### DESCRIPTION OF THE TASK
Copy the first line of the entries below and every line after it through the line containing "2.32, 2.29, 0]". Do not include pictures.

### RECORDS FOR THIS EXERCISE
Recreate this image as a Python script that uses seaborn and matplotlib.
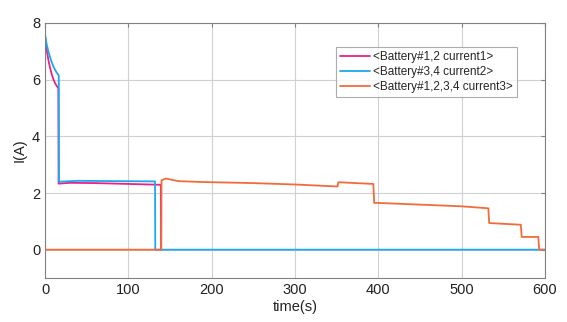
import numpy as np
import pandas as pd
import matplotlib
matplotlib.use("Agg")
import matplotlib.pyplot as plt
import seaborn as sns

# Battery currents over time (s, A)
t1 = [0, 2, 4, 6, 8, 10, 12, 14, 16, 16.3, 30, 60, 100, 139, 139.3]
i1 = [7.55, 7.05, 6.7, 6.42, 6.2, 6.02, 5.88, 5.78, 5.7, 2.33, 2.36, 2.35, 2.32, 2.29, 0]

t2 = [0, 2, 4, 6, 8, 10, 12, 14, 16.5, 16.8, 40, 80, 132, 132.3, 600]
i2 = [7.6, 7.25, 7.0, 6.8, 6.62, 6.47, 6.35, 6.25, 6.15, 2.40, 2.43, 2.42, 2.41, 0, 0]

t3 = [0, 0, 139.5, 139.8, 145, 160, 186, 250, 300, 351, 352, 394, 395,
      400, 500, 532, 533, 571, 572, 592, 593, 600]
i3 = [8, 0, 0, 2.45, 2.51, 2.42, 2.39, 2.35, 2.30, 2.23, 2.38, 2.32, 1.65,
      1.65, 1.53, 1.46, 0.94, 0.88, 0.45, 0.45, 0, 0]

labels = ["<Battery#1,2 current1>", "<Battery#3,4 current2>", "<Battery#1,2,3,4 current3>"]
colors = ["#e8218c", "#1ea7ef", "#f46b3a"]

xticks = [0, 100, 200, 300, 400, 500, 600]
yticks = [0, 2, 4, 6, 8]

sns.set_style("white")
plt.rcParams['font.family'] = ['Liberation Sans', 'DejaVu Sans']

fig = plt.figure(figsize=(5.67, 3.22), dpi=100)
ax = fig.add_axes([0.0794, 0.1366, 0.8818, 0.792])

frames = []
for t, i, lab in zip([t1, t2, t3], [i1, i2, i3], labels):
    frames.append(pd.DataFrame({"time": t, "I": i, "series": lab}))
df = pd.concat(frames, ignore_index=True)

sns.lineplot(data=df, x="time", y="I", hue="series", hue_order=labels,
             palette=colors, sort=False, estimator=None, linewidth=1.3, ax=ax)

ax.set_xlim(0, 600)
ax.set_ylim(-1, 8)
ax.set_xticks(xticks)
ax.set_yticks(yticks)
ax.grid(True, color="#d0d0d0", linewidth=0.8)
ax.set_axisbelow(True)
for s in ax.spines.values():
    s.set_color("#808080")
    s.set_linewidth(0.8)
ax.tick_params(direction="in", length=3, color="#808080", labelsize=10.5,
               labelcolor="#222222", top=True, right=True, labeltop=False, labelright=False)
ax.set_xlabel("time(s)", fontsize=10.5, color="#222222", labelpad=2)
ax.set_ylabel("I(A)", fontsize=10.5, color="#222222", labelpad=4)

leg = ax.legend(loc="upper left", bbox_to_anchor=(0.582, 0.905), borderaxespad=0,
                fontsize=8.5, frameon=True, fancybox=False, handlelength=2.5,
                handletextpad=0.3, labelspacing=0.25, borderpad=0.35)
leg.get_frame().set_edgecolor("#999999")
leg.get_frame().set_linewidth(0.8)

fig.savefig("out.png", dpi=100)
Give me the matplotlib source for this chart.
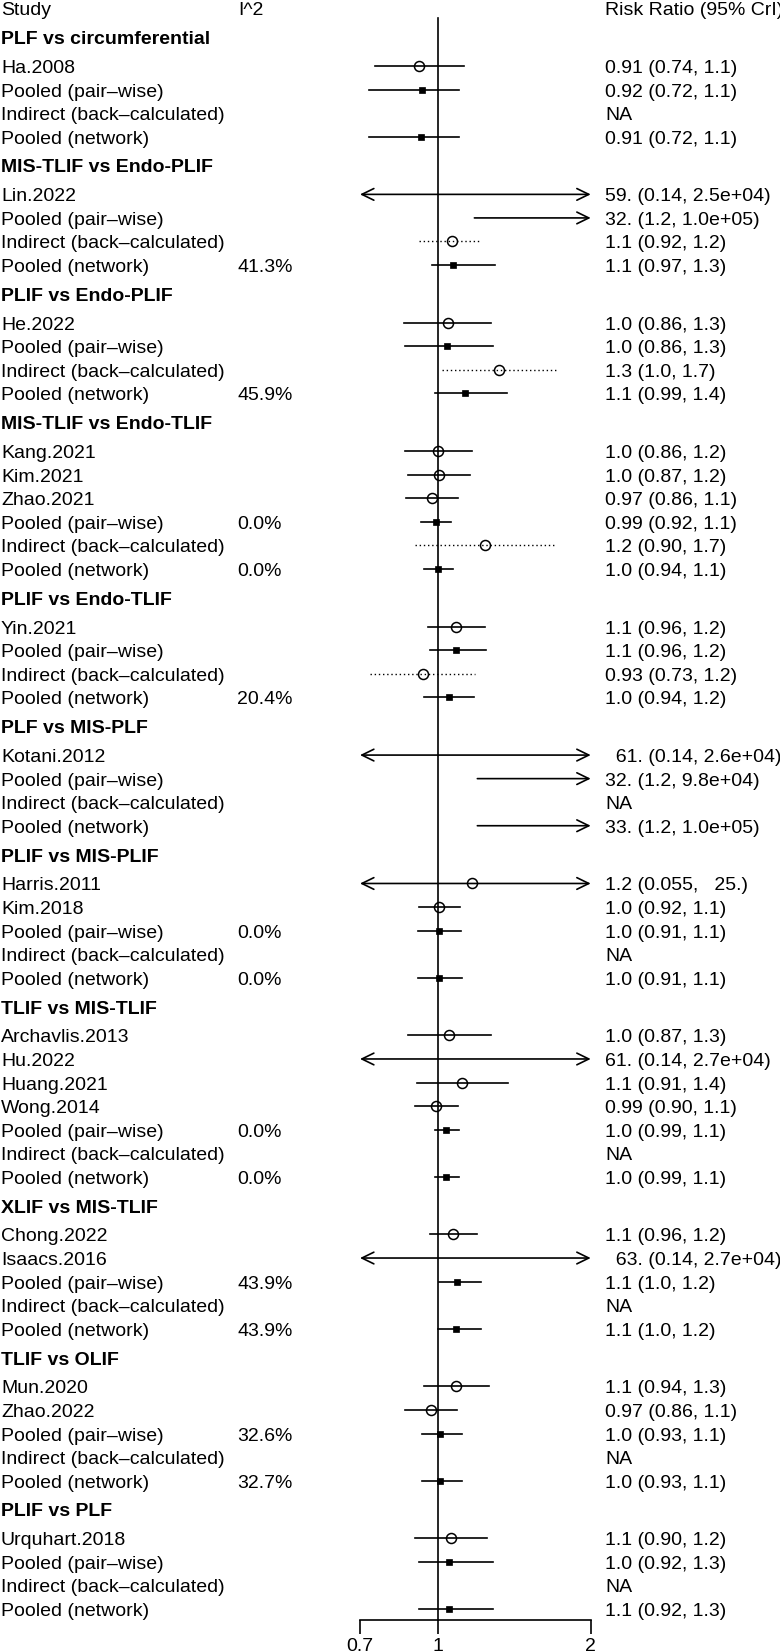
import numpy as np
import matplotlib
matplotlib.use("Agg")
import matplotlib.pyplot as plt

plt.rcParams['font.family'] = ['Liberation Sans', 'DejaVu Sans']

# ---------------- data ----------------
group_titles = ["PLF vs circumferential", "MIS-TLIF vs Endo-PLIF", "PLIF vs Endo-PLIF",
                "MIS-TLIF vs Endo-TLIF", "PLIF vs Endo-TLIF", "PLF vs MIS-PLF",
                "PLIF vs MIS-PLIF", "TLIF vs MIS-TLIF", "XLIF vs MIS-TLIF",
                "TLIF vs OLIF", "PLIF vs PLF"]

PW = "Pooled (pair\u2013wise)"
IND = "Indirect (back\u2013calculated)"
NET = "Pooled (network)"

row_group = [0]*4 + [1]*4 + [2]*4 + [3]*6 + [4]*4 + [5]*4 + [6]*5 + [7]*7 + [8]*5 + [9]*5 + [10]*4

row_labels = [
    "Ha.2008", PW, IND, NET,
    "Lin.2022", PW, IND, NET,
    "He.2022", PW, IND, NET,
    "Kang.2021", "Kim.2021", "Zhao.2021", PW, IND, NET,
    "Yin.2021", PW, IND, NET,
    "Kotani.2012", PW, IND, NET,
    "Harris.2011", "Kim.2018", PW, IND, NET,
    "Archavlis.2013", "Hu.2022", "Huang.2021", "Wong.2014", PW, IND, NET,
    "Chong.2022", "Isaacs.2016", PW, IND, NET,
    "Mun.2020", "Zhao.2022", PW, IND, NET,
    "Urquhart.2018", PW, IND, NET,
]

row_kind = [
    "study", "pair", "ind", "net",
    "study", "pair", "ind", "net",
    "study", "pair", "ind", "net",
    "study", "study", "study", "pair", "ind", "net",
    "study", "pair", "ind", "net",
    "study", "pair", "ind", "net",
    "study", "study", "pair", "ind", "net",
    "study", "study", "study", "study", "pair", "ind", "net",
    "study", "study", "pair", "ind", "net",
    "study", "study", "pair", "ind", "net",
    "study", "pair", "ind", "net",
]

nan = np.nan
est = [0.916, 0.927, nan, 0.925,
       59, 32, 1.064, 1.068,
       1.044, 1.039, 1.318, 1.127,
       1.000, 1.005, 0.972, 0.988, 1.238, 0.997,
       1.085, 1.084, 0.933, 1.048,
       61, 32, nan, 33,
       1.167, 1.005, 1.003, nan, 1.003,
       1.051, 61, 1.115, 0.990, 1.036, nan, 1.036,
       1.070, 63, 1.087, nan, 1.085,
       1.085, 0.967, 1.009, nan, 1.009,
       1.059, 1.051, nan, 1.051]

lo = [0.750, 0.730, nan, 0.730,
      0.14, 1.178, 0.917, 0.973,
      0.857, 0.861, 1.017, 0.986,
      0.858, 0.871, 0.863, 0.923, 0.899, 0.936,
      0.956, 0.963, 0.733, 0.936,
      0.14, 1.194, nan, 1.194,
      0.055, 0.916, 0.913, nan, 0.913,
      0.869, 0.14, 0.906, 0.898, 0.986, nan, 0.986,
      0.963, 0.14, 1.003, nan, 1.000,
      0.938, 0.861, 0.927, nan, 0.927,
      0.899, 0.915, nan, 0.915]

hi = [1.124, 1.099, nan, 1.099,
      2.5e4, 1.0e5, 1.21, 1.296,
      1.271, 1.28, 1.713, 1.367,
      1.167, 1.157, 1.094, 1.061, 1.69, 1.070,
      1.235, 1.244, 1.18, 1.175,
      2.6e4, 9.8e4, nan, 1.0e5,
      25, 1.104, 1.11, nan, 1.114,
      1.271, 2.7e4, 1.371, 1.095, 1.097, nan, 1.097,
      1.191, 2.7e4, 1.216, nan, 1.213,
      1.257, 1.087, 1.114, nan, 1.114,
      1.248, 1.28, nan, 1.28]

i2_text = ["", "", "", "",
           "", "", "", "41.3%",
           "", "", "", "45.9%",
           "", "", "", "0.0%", "", "0.0%",
           "", "", "", "20.4%",
           "", "", "", "",
           "", "", "0.0%", "", "0.0%",
           "", "", "", "", "0.0%", "", "0.0%",
           "", "", "43.9%", "", "43.9%",
           "", "", "32.6%", "", "32.7%",
           "", "", "", ""]

ci_text = ["0.91 (0.74, 1.1)", "0.92 (0.72, 1.1)", "NA", "0.91 (0.72, 1.1)",
           "59. (0.14, 2.5e+04)", "32. (1.2, 1.0e+05)", "1.1 (0.92, 1.2)", "1.1 (0.97, 1.3)",
           "1.0 (0.86, 1.3)", "1.0 (0.86, 1.3)", "1.3 (1.0, 1.7)", "1.1 (0.99, 1.4)",
           "1.0 (0.86, 1.2)", "1.0 (0.87, 1.2)", "0.97 (0.86, 1.1)", "0.99 (0.92, 1.1)",
           "1.2 (0.90, 1.7)", "1.0 (0.94, 1.1)",
           "1.1 (0.96, 1.2)", "1.1 (0.96, 1.2)", "0.93 (0.73, 1.2)", "1.0 (0.94, 1.2)",
           "  61. (0.14, 2.6e+04)", "32. (1.2, 9.8e+04)", "NA", "33. (1.2, 1.0e+05)",
           "1.2 (0.055,   25.)", "1.0 (0.92, 1.1)", "1.0 (0.91, 1.1)", "NA", "1.0 (0.91, 1.1)",
           "1.0 (0.87, 1.3)", "61. (0.14, 2.7e+04)", "1.1 (0.91, 1.4)", "0.99 (0.90, 1.1)",
           "1.0 (0.99, 1.1)", "NA", "1.0 (0.99, 1.1)",
           "1.1 (0.96, 1.2)", "  63. (0.14, 2.7e+04)", "1.1 (1.0, 1.2)", "NA", "1.1 (1.0, 1.2)",
           "1.1 (0.94, 1.3)", "0.97 (0.86, 1.1)", "1.0 (0.93, 1.1)", "NA", "1.0 (0.93, 1.1)",
           "1.1 (0.90, 1.2)", "1.0 (0.92, 1.3)", "NA", "1.1 (0.92, 1.3)"]

header_texts = ["Study", "I^2", "Risk Ratio (95% CrI)"]
x_ticks = [0.7, 1, 2]
x_ticklabels = ["0.7", "1", "2"]

# ---------------- layout ----------------
W, H = 780, 1652
FS = 14
CAP_HALF = 7.0          # half cap height in px -> baseline offset to center caps on row
ROW = 23.55
HEAD = 34.2
AX_BOTTOM = 1620
X_LO_PX, X_HI_PX = 360, 590.7
COL_STUDY, COL_I2, COL_CI = 1, 237, 605

fig = plt.figure(figsize=(W / 100, H / 100), dpi=100)
tax = fig.add_axes([0, 0, 1, 1])
tax.set_xlim(0, W)
tax.set_ylim(H, 0)
tax.axis('off')

ax = fig.add_axes([X_LO_PX / W, (H - AX_BOTTOM) / H, (X_HI_PX - X_LO_PX) / W, AX_BOTTOM / H])
ax.set_xscale('log')
xmin, xmax = x_ticks[0], x_ticks[-1]
ax.set_xlim(xmin, xmax)
ax.set_ylim(AX_BOTTOM, 0)
ax.patch.set_alpha(0)
for s in ['top', 'left', 'right']:
    ax.spines[s].set_visible(False)
ax.spines['bottom'].set_linewidth(1.2)
ax.set_yticks([])
ax.set_xticks(x_ticks)
ax.set_xticklabels(x_ticklabels, fontsize=FS)
ax.xaxis.set_minor_locator(matplotlib.ticker.NullLocator())
ax.tick_params(axis='x', direction='out', length=10, width=1.2, pad=3)


def put(x, y, s, **kw):
    tax.text(x, y + CAP_HALF, s, fontsize=FS, va='baseline', ha='left', **kw)


# compute row y positions
first_header = 37.1
row_y = []
header_y = []
cur = first_header
for g in range(len(group_titles)):
    header_y.append(cur)
    r = cur + (ROW + HEAD) / 2
    n = row_group.count(g)
    for k in range(n):
        row_y.append(r)
        r += ROW
    cur = r - ROW + (ROW + HEAD) / 2

top_y = first_header - (ROW + HEAD) / 2

# reference line
ax.plot([1, 1], [18, AX_BOTTOM], color='black', lw=1.2, zorder=1, clip_on=False)

# headers
put(COL_STUDY, top_y, header_texts[0])
put(COL_I2 + 1, top_y, header_texts[1])
put(COL_CI, top_y, header_texts[2])
for g, t in enumerate(group_titles):
    put(COL_STUDY, header_y[g], t, fontweight='bold')

arrow_kw = dict(lw=1.2, color='black', shrinkA=0, shrinkB=0, mutation_scale=10)

for i in range(len(row_labels)):
    y = row_y[i]
    put(COL_STUDY, y, row_labels[i])
    if i2_text[i]:
        put(COL_I2, y, i2_text[i])
    put(COL_CI, y, ci_text[i])

    e, l, h = est[i], lo[i], hi[i]
    if np.isnan(e):
        continue
    kind = row_kind[i]
    if kind == 'ind':
        lstyle = dict(color='black', lw=1.0, linestyle=(0, (1, 2)))
    else:
        lstyle = dict(color='black', lw=1.2, linestyle='-')
    left_cut = l < xmin
    right_cut = h > xmax
    l2 = max(l, xmin)
    h2 = min(h, xmax)
    if left_cut and right_cut:
        ax.annotate('', xy=(xmax, y), xytext=(xmin, y),
                    arrowprops=dict(arrowstyle='<->,head_length=0.86,head_width=0.42', **arrow_kw))
    elif right_cut:
        ax.annotate('', xy=(xmax, y), xytext=(l2, y),
                    arrowprops=dict(arrowstyle='->,head_length=0.86,head_width=0.42', **arrow_kw))
    elif left_cut:
        ax.annotate('', xy=(xmin, y), xytext=(h2, y),
                    arrowprops=dict(arrowstyle='->,head_length=0.86,head_width=0.42', **arrow_kw))
    else:
        ax.plot([l2, h2], [y, y], zorder=2, **lstyle)
    if xmin <= e <= xmax:
        if kind in ('study', 'ind'):
            ax.plot([e], [y], marker='o', markersize=7.2, markerfacecolor='none',
                    markeredgecolor='black', markeredgewidth=1.1, zorder=3)
        else:
            ax.plot([e], [y], marker='s', markersize=4.6, markerfacecolor='black',
                    markeredgecolor='black', markeredgewidth=0.5, zorder=3)

fig.savefig("out.png", dpi=100)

### EXERCISE RESPONSE
Recreate this image as a Python script that uses seaborn and matplotlib.
import numpy as np
import pandas as pd
import matplotlib
matplotlib.use("Agg")
import matplotlib.pyplot as plt
import seaborn as sns

# Battery currents over time (s, A)
t1 = [0, 2, 4, 6, 8, 10, 12, 14, 16, 16.3, 30, 60, 100, 139, 139.3]
i1 = [7.55, 7.05, 6.7, 6.42, 6.2, 6.02, 5.88, 5.78, 5.7, 2.33, 2.36, 2.35, 2.32, 2.29, 0]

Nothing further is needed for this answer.